Arriva "L'uomo nero"

Mentre ancora festeggiamo il successo straripante al botteghino di "Cado dalle nubi" e ne godiamo con Gennaro Nunziante e Checco Zalone, ecco che - venerdì prossimo 4 dicembre - arriva in circa duecento sale italiane il nuovo film di Sergio Rubini, "L'uomo nero", interamente girato in Puglia tra San Vito dei Normanni, Mesagne e dintorni.

La sceneggiatura ci aveva colpito moltissimo per i livelli di lettura ed il lavoro sulla memoria; le riprese ci avevano rapito per la splendida composizione formale ed ora, qui in film commission non vediamo l'ora di goderne al cinema.

Intanto ci intratteniamo leggendo la critica di Paolo Mereghetti apparsa oggi sul Corriere della sera, che soddisfazione.

A Sergio, a tutto il cast, alle maestranze che vi hanno lavorato, agli amministratori coinvolti, ai territori partecipi in produzione, alla produttrice e a noi tutti di apulia film commission l'augurio di continuare così.
Que viva el cinema!

 

Il passo giusto della commedia

di PAOLO MEREGHETTI

Non è la prima volta che Rubini torna agli anni dell’infanzia per il soggetto di un suo film né che rievoca la figura del padre ferroviere. Ma mai con la precisione di quest’ultimo lavoro: persino i quadri che si vedono alle parete che il padre del film dipinge, sono quelli dipinti dal padre reale.

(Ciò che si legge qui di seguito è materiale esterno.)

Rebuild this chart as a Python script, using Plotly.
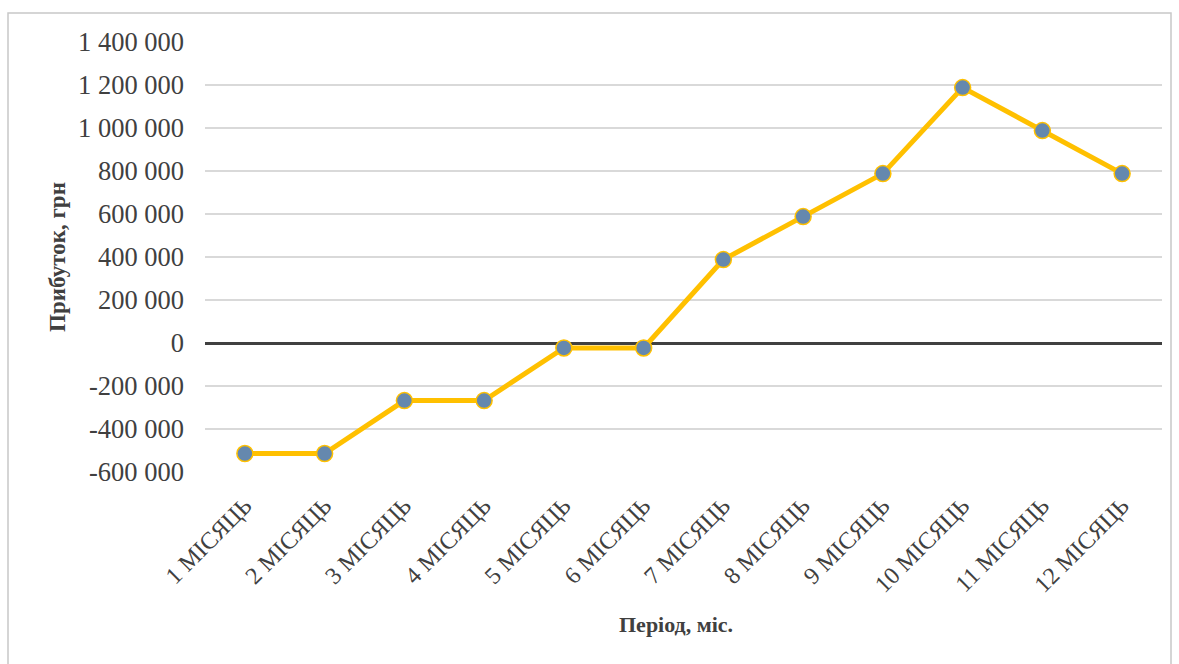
import plotly.graph_objects as go

# Monthly profit over the first year of the project, UAH
months = ["1 МІСЯЦЬ", "2 МІСЯЦЬ", "3 МІСЯЦЬ", "4 МІСЯЦЬ", "5 МІСЯЦЬ", "6 МІСЯЦЬ",
          "7 МІСЯЦЬ", "8 МІСЯЦЬ", "9 МІСЯЦЬ", "10 МІСЯЦЬ", "11 МІСЯЦЬ", "12 МІСЯЦЬ"]
profit = [-514000, -514000, -268000, -268000, -23000, -23000,
          388000, 588000, 788000, 1188000, 988000, 788000]

y_ticks = [-600000, -400000, -200000, 0, 200000, 400000, 600000,
           800000, 1000000, 1200000, 1400000]
y_tick_text = ["-600 000", "-400 000", "-200 000", "0", "200 000", "400 000",
               "600 000", "800 000", "1 000 000", "1 200 000", "1 400 000"]

W, H = 1179, 664
L, R, T, B = 205, 17, 42, 192

FONT = "Liberation Serif, Times New Roman, serif"
TEXT = "#404040"

fig = go.Figure()
fig.add_trace(go.Scatter(
    x=months, y=profit, mode="lines+markers",
    line=dict(color="#FFC000", width=5),
    marker=dict(size=16, color="#6588AE", line=dict(color="#FFC000", width=1.5)),
    showlegend=False, hoverinfo="x+y",
))

pw, ph = W - L - R, H - T - B
# outer chart frame, expressed in paper units
fig.add_shape(type="rect", xref="paper", yref="paper", layer="below",
              x0=(8 - L) / pw, x1=(1171 - L) / pw,
              y0=(H - B - 680) / ph, y1=(H - B - 13) / ph,
              line=dict(color="#C8C8C8", width=1.5), fillcolor="rgba(0,0,0,0)")

# x-axis title placed under the rotated month labels
fig.add_annotation(text="<b>Період, міс.</b>", xref="paper", yref="paper",
                   x=(676 - L) / pw, y=(H - B - 624) / ph,
                   xanchor="center", yanchor="middle", showarrow=False,
                   font=dict(size=22, color=TEXT, family=FONT))

fig.update_layout(
    width=W, height=H,
    margin=dict(l=L, r=R, t=T, b=B),
    paper_bgcolor="white", plot_bgcolor="white",
    font=dict(family=FONT, color=TEXT),
    xaxis=dict(
        type="category", range=[-0.5, 11.5],
        tickangle=-45, tickfont=dict(size=24, color=TEXT, family=FONT),
        showgrid=False, zeroline=False, showline=False, ticks="",
        ticklabelstandoff=14,
    ),
    yaxis=dict(
        range=[-600000, 1400000], tickvals=y_ticks, ticktext=y_tick_text,
        tickfont=dict(size=26.5, color=TEXT, family=FONT),
        showgrid=True, gridcolor="#D9D9D9", gridwidth=1.5,
        zeroline=True, zerolinecolor="#404040", zerolinewidth=3,
        showline=False, ticks="", ticklabelstandoff=20,
        title=dict(text="<b>Прибуток, грн</b>", font=dict(size=23, color=TEXT), standoff=5),
    ),
)

fig.write_html("out.html")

Come se dopo tanto "girare intorno" alla figura paterna, volesse farci i conti definitivamente, pur rivelando — nella scelta di interpretarlo lui stesso — un legame che rasenta l’"identificazione".

Eppure, qualche conto in sospeso Rubini lo vuole risolvere, a cominciare da quello con la critica o comunque con i pregiudizi di coloro che, come il professor Venusio e l’avvocato Pezzetti, non sanno vedere nelle persone le loro vere e autentiche qualità. Un "errore" in cui incorre anche il piccolo protagonista del film, il figlio del capostazione-pittore, che a volte scambia le sfuriate del padre per mancanza di affetto (e i rimbrotti della madre per ingiustizie), e non capisce invece che sono caso mai la dimostrazione di un "eccesso" di affetto. Ecco, la qualità principale di questo film, capace di trasmettere alla storia un’aria di soffusa malinconia pur nel suo simpatico ritmo da commedia (l’episodio con la vedova Pavone è un gioiellino), è proprio il bisogno di far uscire allo scoperto l’umanità e la dolcezza dei due genitori senza però trasformarli mai in due "eroi", anche solo di una commedia.

La storia del film non riserverà loro l’occasione di una eclatante rivincita sulla piccineria dei concittadini, e forse il piccolo Gabriele (e ai tempi il piccolo Rubini) ne soffrirà, ma come confessa il fantasma del padre al figlio venuto a seppellirlo, le "rivincite" sono poca cosa. L’importante è la coscienza di essere nel giusto. E questa volta Rubini dà proprio l’impressione di averlo raggiunto, quel "giusto".